For us in imaging science, this means viewing, filtering, and transforming terabyte-sized datasets in real-time. With such vast amounts of data, it is neither possible nor pracitical to examine each image manually. Furthermore for all of the virtues of the human visual system in removing noise and identifying patterns and structures, it is a biased, poorly-scalable instrument and very ill-suited for comparing many images and extracting quantitative information. While thousands of specialized image processing tools exist, they are typically difficult to scale up to cluster and cloud environments and offer very little (if any support) for machine learning, streaming, and graph analysis.
Rather than the traditional approach of focusing on a specialized tool, we chose the framework first. As Apache Spark provided tight Amazon EC2 Cloud Integration, fault-tolerance, scalability, and record-breaking performance it was a clear choice for our analysis. Furthermore adopting a cloud-based approach has allowed us to dynamically scale the computing power as it was needed and keep all the data stored on a single filesystem rather than dealing with a multitude of disks, backups, and data management issues. From a cost perspective, as shown by Novartis, an analysis which would have required a $44 million data center, can be done for $5000 using cloud resources.

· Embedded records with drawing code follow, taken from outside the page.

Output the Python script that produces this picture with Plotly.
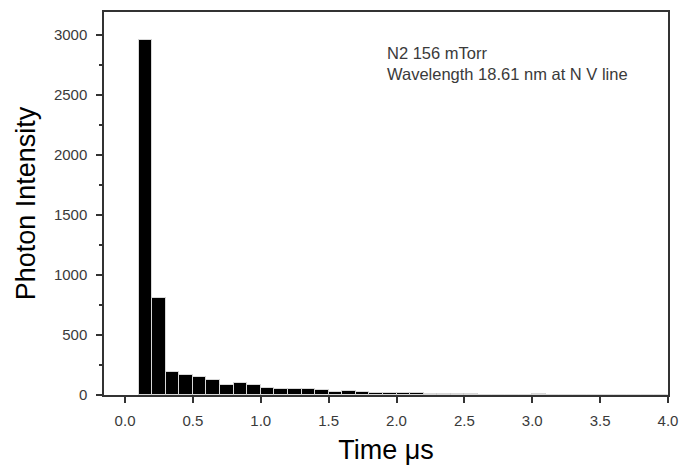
import plotly.graph_objects as go

# Bin centres (µs) and photon counts
time_us = [0.15, 0.25, 0.35, 0.45, 0.55, 0.65, 0.75, 0.85, 0.95, 1.05,
           1.15, 1.25, 1.35, 1.45, 1.55, 1.65, 1.75, 1.85, 1.95, 2.05,
           2.15, 2.25, 2.35, 2.45, 2.55, 2.65, 2.75, 2.85, 2.95, 3.05,
           3.15, 3.25, 3.35, 3.45, 3.55, 3.65, 3.75, 3.85, 3.95]
intensity = [2960, 805, 195, 170, 147, 125, 86, 98, 83, 57,
             50, 50, 50, 40, 26, 30, 22, 20, 16, 16,
             13, 7, 11, 11, 6, 3, 2, 4, 4, 8,
             2, 1, 1, 1, 1, 0, 0, 0, 0]
bin_width = 0.1

x_ticks = [0.0, 0.5, 1.0, 1.5, 2.0, 2.5, 3.0, 3.5, 4.0]
x_tick_text = ["0.0", "0.5", "1.0", "1.5", "2.0", "2.5", "3.0", "3.5", "4.0"]
y_ticks = [0, 500, 1000, 1500, 2000, 2500, 3000]

fig = go.Figure()
fig.add_trace(go.Bar(
    x=time_us, y=intensity, width=bin_width,
    marker=dict(color="black", line=dict(color="#d8d8d8", width=1)),
    showlegend=False,
))

axis_col = "#333333"
font_fam = "Liberation Sans, Arial, sans-serif"
tick_col = "#3a3a3a"

fig.update_layout(
    width=696, height=470,
    margin=dict(l=104, r=28, t=12, b=75),
    paper_bgcolor="white", plot_bgcolor="white",
    bargap=0,
    font=dict(family=font_fam, color=tick_col),
    xaxis=dict(
        range=[-0.155, 4.0], tickvals=x_ticks, ticktext=x_tick_text,
        automargin=False,
        ticks="outside", ticklen=6, tickwidth=1.5, tickcolor=axis_col,
        ticklabelstandoff=5,
        showline=True, linecolor=axis_col, linewidth=1.5, mirror=True,
        showgrid=False, zeroline=False,
        tickfont=dict(size=15, color=tick_col),
        title=dict(text="Time \u03bcs", font=dict(size=27, color="black"), standoff=12),
    ),
    yaxis=dict(
        range=[0, 3190], tickvals=y_ticks,
        automargin=False,
        ticks="outside", ticklen=6, tickwidth=1.5, tickcolor=axis_col,
        ticklabelstandoff=6,
        minor=dict(dtick=250, ticks="outside", ticklen=3, tickwidth=1.5, tickcolor=axis_col, showgrid=False),
        showline=True, linecolor=axis_col, linewidth=1.5, mirror=True,
        showgrid=False, zeroline=False,
        tickfont=dict(size=15, color=tick_col),
        title=dict(text="Photon Intensity", font=dict(size=27, color="black"), standoff=10),
    ),
    annotations=[
        dict(text="N2 156 mTorr<br>Wavelength 18.61 nm at N V line",
             xref="paper", yref="paper",
             x=(385 - 104) / (668 - 104), y=1 - (42 - 12) / (395 - 12),
             xanchor="left", yanchor="top", align="left", showarrow=False,
             font=dict(size=16.5, color=tick_col, family=font_fam)),
    ],
)

fig.write_html("out.html")
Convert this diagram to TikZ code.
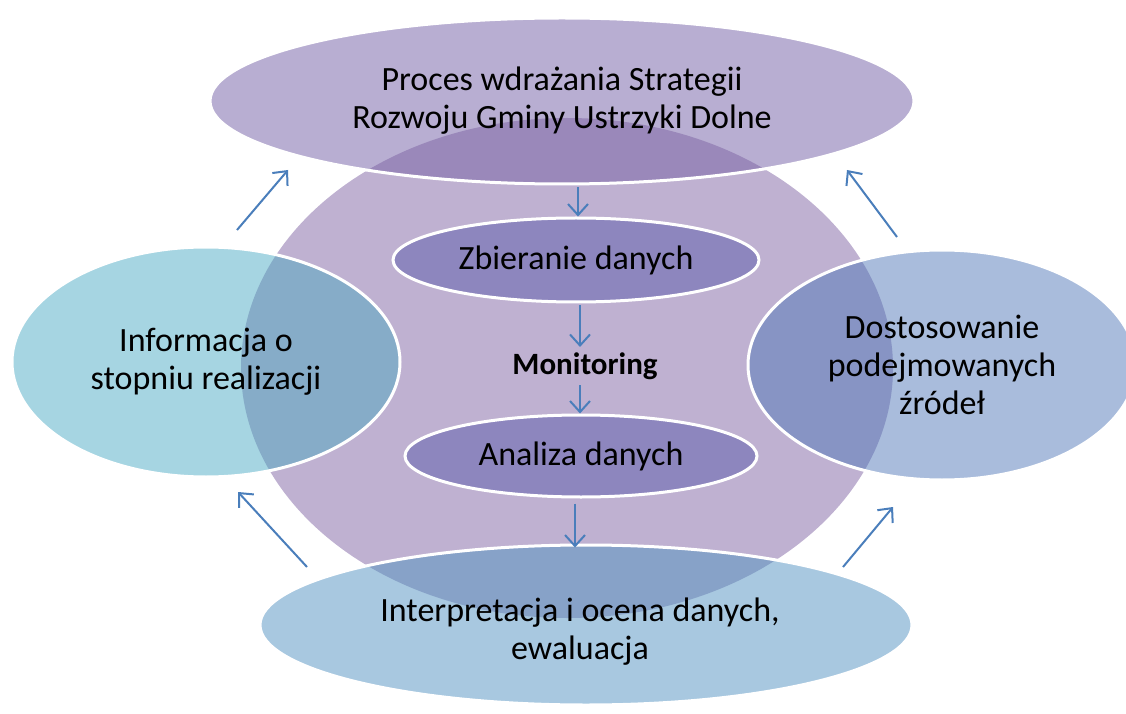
\documentclass[tikz,border=0pt]{standalone}
\usepackage{fontspec}
\setmainfont{Carlito}
\usetikzlibrary{shapes.geometric,arrows.meta,calc}
\definecolor{cmain}{HTML}{BFB1D1}
\definecolor{ctop}{HTML}{B8AED2}
\definecolor{cleft}{HTML}{A6D5E2}
\definecolor{cright}{HTML}{A9BCDC}
\definecolor{cbot}{HTML}{A8C8E0}
\definecolor{otop}{HTML}{9A88BA}
\definecolor{oleft}{HTML}{86ACC8}
\definecolor{oright}{HTML}{8794C4}
\definecolor{obot}{HTML}{87A2C8}
\definecolor{csmall}{HTML}{8D86BE}
\definecolor{carrow}{HTML}{4A7EBB}
\tikzset{
  ell/.style={ellipse, inner sep=0pt, align=center, font=\fontsize{34}{38}\selectfont},
  outer/.style={ell, draw=white, line width=3pt},
  small/.style={ell, draw=white, line width=3pt, fill=csmall},
  arr/.style={draw=carrow, line width=2pt, -{Straight Barb[length=11pt,width=20pt,line width=2pt]}},
}
\begin{document}
\begin{tikzpicture}[x=1pt,y=1pt]
\useasboundingbox (0,0) rectangle (1126,713);
% main circle
\fill[cmain] (567,345) ellipse [x radius=326, y radius=250];
% outer fills
\fill[ctop] (562,612) ellipse [x radius=352, y radius=83];
\fill[cleft] (206,351) ellipse [x radius=194, y radius=115];
\fill[cright] (942,348) ellipse [x radius=194, y radius=115];
\fill[cbot] (586,88) ellipse [x radius=326, y radius=80];
% overlaps
\begin{scope}
\clip (567,345) ellipse [x radius=326, y radius=250];
\fill[otop] (562,612) ellipse [x radius=352, y radius=83];
\fill[oleft] (206,351) ellipse [x radius=194, y radius=115];
\fill[oright] (942,348) ellipse [x radius=194, y radius=115];
\fill[obot] (586,88) ellipse [x radius=326, y radius=80];
\end{scope}
% outer nodes with borders and text
\node[outer, minimum width=704pt, minimum height=166pt] (T) at (562,612) {Proces wdrażania Strategii\\Rozwoju Gminy Ustrzyki Dolne};
\node[outer, minimum width=388pt, minimum height=230pt] (L) at (206,351) {Informacja o\\stopniu realizacji};
\node[outer, minimum width=388pt, minimum height=230pt] (R) at (942,348) {Dostosowanie\\podejmowanych\\źródeł};
\node[outer, minimum width=652pt, minimum height=160pt] (B) at (586,88) {};
\node[ell] (Bt) at (580,81) {Interpretacja i ocena danych,\\ewaluacja};
% inner
\node[small, minimum width=366pt, minimum height=84pt] (Z) at (576,453) {Zbieranie danych};
\node[small, minimum width=352pt, minimum height=82pt] (A) at (581,257) {Analiza danych};
\node[font=\fontsize{31}{34}\selectfont\bfseries] (M) at (585,347) {Monitoring};
% arrows
\draw[arr] ($(Z.north |- T.south)+(2,-2)$) -- ($(Z.north)+(2,0)$);
\draw[arr] ($(Z.south)+(4,-2)$) -- ($(M.north)+(-5,2)$);
\draw[arr] ($(M.south)+(-5,-2)$) -- ($(A.north)+(-1,0)$);
\draw[arr] ($(A.south)+(-6,-5)$) -- ($(B.north)+(-11,-4)$);
\coordinate (l1s) at (237,483);
\coordinate (l1e) at (288,543);
\coordinate (l2s) at (307,146);
\coordinate (l2e) at (238,221);
\coordinate (r1s) at (897,476);
\coordinate (r1e) at (847,543);
\coordinate (r2s) at (843,146);
\coordinate (r2e) at (893,206);
\draw[arr] (l1s) -- (l1e);
\draw[arr] (l2s) -- (l2e);
\draw[arr] (r1s) -- (r1e);
\draw[arr] (r2s) -- (r2e);
\end{tikzpicture}
\end{document}
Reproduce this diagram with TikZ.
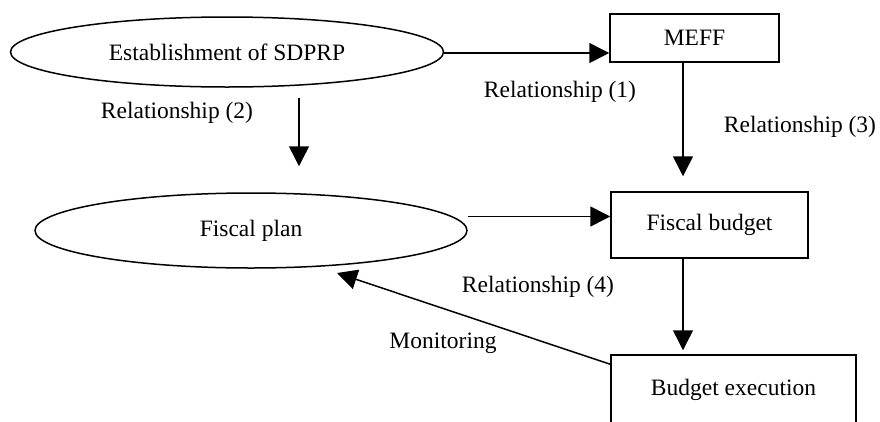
\documentclass[tikz,border=0pt]{standalone}
\usepackage{fontspec}
\setmainfont{Liberation Serif}
\usetikzlibrary{shapes.geometric,arrows.meta}

\begin{document}
\begin{tikzpicture}[x=1pt,y=-1pt,
  line width=1.5pt,
  font=\fontsize{23.5}{28}\selectfont,
  oval/.style={draw,ellipse,inner sep=0pt},
  box/.style={draw,rectangle,inner sep=0pt},
  lbl/.style={inner sep=0pt},
  arr/.style={-{Triangle[length=20pt,width=20pt]}}
]
\useasboundingbox (0,0) rectangle (880,421);

% main nodes
\node[oval,minimum width=433pt,minimum height=70pt] (sdprp) at (227,52) {Establishment of SDPRP};
\node[box,minimum width=169pt,minimum height=48pt] (meff) at (694.5,38) {MEFF};
\node[oval,minimum width=432pt,minimum height=75pt] (fp) at (251,230.5) {Fiscal plan};
\node[box,minimum width=197pt,minimum height=66pt] (fb) at (709.5,225) {Fiscal budget};
\node[box,minimum width=245pt,minimum height=80pt] (be) at (733.5,395) {};
\node[lbl] (betext) at (733.5,390) {Budget execution};

% free end of the monitoring arrow
\coordinate (montip) at (337,273);

% connectors
\draw[arr] ([yshift=-1pt]sdprp.east) -- ([yshift=-1pt]sdprp.east -| meff.west);
\draw[arr,shorten <=10pt,shorten >=26pt] ([xshift=72pt]sdprp.south) -- ([xshift=48pt]fp.north);
\draw[arr,shorten >=15pt] ([xshift=-11.5pt]meff.south) -- ([xshift=-11.5pt]meff.south |- fb.north);
\draw[arr] ([yshift=14pt]fp.east) -- ([yshift=14pt]fp.east -| fb.west);
\draw[arr,shorten >=4pt] ([xshift=-26.5pt]fb.south) -- ([xshift=-26.5pt]fb.south |- be.north);
\draw[arr] ([yshift=-10pt]be.north west) -- (montip);

% labels
\node[lbl] (l1) at (560,92) {Relationship (1)};
\node[lbl] (l2) at (177,113) {Relationship (2)};
\node[lbl] (l3) at (800,127) {Relationship (3)};
\node[lbl] (l4) at (538,287) {Relationship (4)};
\node[lbl] (l5) at (443,343) {Monitoring};
\end{tikzpicture}
\end{document}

While other articles have covered machine learning in greater depth, for us the ability to apply the latest generation of algorithms on our terabyte datasets quickly with hardly any additional coding, has meant we can replace and improve many challenging manual tasks like segmentation and labeling with SVM and deep-learning approaches.
The next era of software developments is very promising and particularly in the Spark environment there are a few which are of particular interest to us. Approximate computing is being continuously develpped and shows manyfold speedups for common operations. This means we can get approximate results very quickly which typically suffices for exploration and quick hypothesis testing. Streaming and real-time processing while presently too slow for many tasks could soon be at a point where much of the analysis is performed immediately and feedback is available during experiments to improve experimental design and data collection.